フェルディナンド・ツェラー、1890
8vo, 320pp, original cloth binding, decorative title cover and spine, all edges red, gilt in letter, 4 colored engraving, binding loosend
本書はヴィーンの出版人であったフェルディナンド・ツェーラー(Ferdinand Zoehrer:1844-1901?)により当時の青少年向けに発行されたオーストリア・ハンガリー帝国の皇帝フランツ・ヨーゼフ1世に関する図版入り書籍です。ツェラーは経歴としてこれ以外にもオーストリアにまつわる伝説や物語をはじめ、青少年向けの愛国的な書籍シリーズを発行していました。
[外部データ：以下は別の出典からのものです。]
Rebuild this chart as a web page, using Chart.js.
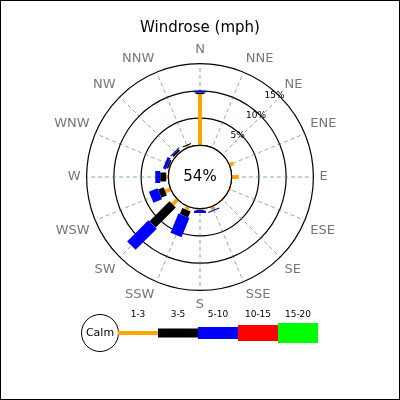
<!DOCTYPE html>
<html>
<head>
<meta charset="utf-8">
<script src="https://cdn.jsdelivr.net/npm/chart.js@4/dist/chart.umd.min.js"></script>
<style>
  html, body { margin: 0; padding: 0; background: #fff; }
  #wrap { width: 398px; height: 398px; border: 1px solid #000; }
</style>
</head>
<body>
<div id="wrap"><canvas id="c" width="398" height="398"></canvas></div>
<script>
const directions = ['N', 'NNE', 'NE', 'ENE', 'E', 'ESE', 'SE', 'SSE', 'S', 'SSW', 'SW', 'WSW', 'W', 'WNW', 'NW', 'NNW'];
const speedBins = ['1-3', '3-5', '5-10', '10-15', '15-20'];
const binColors = ['#FFA500', '#000000', '#0000FF', '#FF0000', '#00FF00'];
const binWidths = [4, 9, 12, 16, 20];
// percent of time per direction, per speed bin
const speed1to3 = [9.4, 0, 0, 0.8, 1.3, 0.3, 0.2, 0.7, 0.2, 0.7, 1.3, 1.1, 0.4, 0.2, 0.2, 0.4];
const speed3to5 = [0.3, 0, 0, 0, 0, 0, 0, 0, 0.2, 1.2, 5.2, 1.1, 1.1, 0.3, 0.4, 0.2];
const speed5to10 = [0.3, 0, 0, 0, 0, 0, 0, 0.2, 0.4, 3.8, 5.5, 1.7, 0.9, 0.6, 0.2, 0];
const speed10to15 = [0, 0, 0, 0, 0, 0, 0, 0, 0, 0, 0, 0, 0, 0, 0, 0];
const speed15to20 = [0, 0, 0, 0, 0, 0, 0, 0, 0, 0, 0, 0, 0, 0, 0, 0];
const calmPct = '54%';
const ringTicks = [0, 5, 10, 15];
const holeMin = -5.8;

const series = [speed1to3, speed3to5, speed5to10, speed10to15, speed15to20];

// hole, stacked bars and legend drawn on top of the radial scale
const windrose = {
  id: 'windrose',
  beforeDatasetsDraw(chart) {
    const ctx = chart.ctx;
    const r = chart.scales.r;
    const cum = directions.map(() => 0);
    ctx.save();
    ctx.lineCap = 'butt';
    series.forEach((vals, b) => {
      ctx.strokeStyle = binColors[b];
      ctx.lineWidth = binWidths[b];
      vals.forEach((v, i) => {
        if (!v) return;
        const p0 = r.getPointPositionForValue(i, cum[i]);
        const p1 = r.getPointPositionForValue(i, cum[i] + v);
        ctx.beginPath();
        ctx.moveTo(p0.x, p0.y);
        ctx.lineTo(p1.x, p1.y);
        ctx.stroke();
        cum[i] += v;
      });
    });
    // calm hole
    const hr = r.getDistanceFromCenterForValue(0);
    ctx.beginPath();
    ctx.arc(r.xCenter, r.yCenter, hr, 0, Math.PI * 2);
    ctx.fillStyle = '#fff';
    ctx.fill();
    ctx.lineWidth = 1.2;
    ctx.strokeStyle = '#000';
    ctx.stroke();
    ctx.fillStyle = '#000';
    ctx.font = '15px "DejaVu Sans"';
    ctx.textAlign = 'center';
    ctx.textBaseline = 'middle';
    ctx.fillText(calmPct, r.xCenter, r.yCenter);
    // ring labels along the NE diagonal
    ctx.font = '9px "DejaVu Sans"';
    const a = -Math.PI / 2 + 0.74;
    [5, 10, 15].forEach(t => {
      const d = r.getDistanceFromCenterForValue(t) - 3;
      ctx.fillText(t + '%', r.xCenter + d * Math.cos(a), r.yCenter + d * Math.sin(a));
    });
    ctx.restore();
  },
  afterDraw(chart) {
    const ctx = chart.ctx;
    const cy = 332;
    ctx.save();
    ctx.beginPath();
    ctx.arc(99, cy, 18.5, 0, Math.PI * 2);
    ctx.fillStyle = '#fff';
    ctx.fill();
    ctx.strokeStyle = '#000';
    ctx.lineWidth = 1;
    ctx.stroke();
    ctx.fillStyle = '#000';
    ctx.font = '11px "DejaVu Sans"';
    ctx.textAlign = 'center';
    ctx.textBaseline = 'middle';
    ctx.fillText('Calm', 99, cy);
    ctx.font = '9px "DejaVu Sans"';
    speedBins.forEach((lab, b) => {
      const x0 = 117 + b * 40;
      ctx.fillStyle = binColors[b];
      ctx.fillRect(x0, cy - binWidths[b] / 2, 40, binWidths[b]);
      ctx.fillStyle = '#000';
      ctx.fillText(lab, x0 + 20, 314);
    });
    ctx.restore();
  }
};

new Chart(document.getElementById('c'), {
  type: 'radar',
  data: {
    labels: directions,
    datasets: speedBins.map((lab, b) => ({
      label: lab,
      data: series[b],
      showLine: false,
      pointRadius: 0,
      borderWidth: 0,
      backgroundColor: 'transparent'
    }))
  },
  options: {
    responsive: false,
    animation: false,
    layout: { padding: { top: 12, bottom: 86, left: 34, right: 34 } },
    plugins: {
      legend: { display: false },
      tooltip: { enabled: false },
      title: {
        display: true,
        text: 'Windrose (mph)',
        color: '#000',
        font: { family: 'DejaVu Sans', size: 15, weight: 'normal' },
        padding: { top: 6, bottom: 6 }
      }
    },
    scales: {
      r: {
        min: holeMin,
        max: 15,
        afterBuildTicks(s) { s.ticks = [{ value: holeMin }].concat(ringTicks.map(v => ({ value: v }))); },
        ticks: { display: false },
        grid: { circular: true, color: '#000', lineWidth: 1.2 },
        angleLines: { color: '#2e8b2e', lineWidth: 0.6, borderDash: [4, 3] },
        pointLabels: { color: '#777', font: { family: 'DejaVu Sans', size: 13 }, padding: 6 }
      }
    }
  },
  plugins: [windrose]
});
</script>
</body>
</html>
オーストリア・ハンガリー帝国の国制では、オーストリア政府は皇帝に対して、ハンガリー政府はハンガリー国王に対してそれぞれ直接責任を負っていました。ハプスブルク家の当主であるフランツ・ヨーゼフ1世(フェレンツ・ヨージェフ1世)が、皇帝とハンガリー国王を兼任することとで、アウスグライヒ以降国家の統一性を保証する不可欠な存在でとなっていました。
本書はそうした背景を踏まえて、読者対象である青年層にフランツ・ヨーゼフ1世の役割と意義を示そうとした、政治教育の目的をもって発行された書籍と思われます。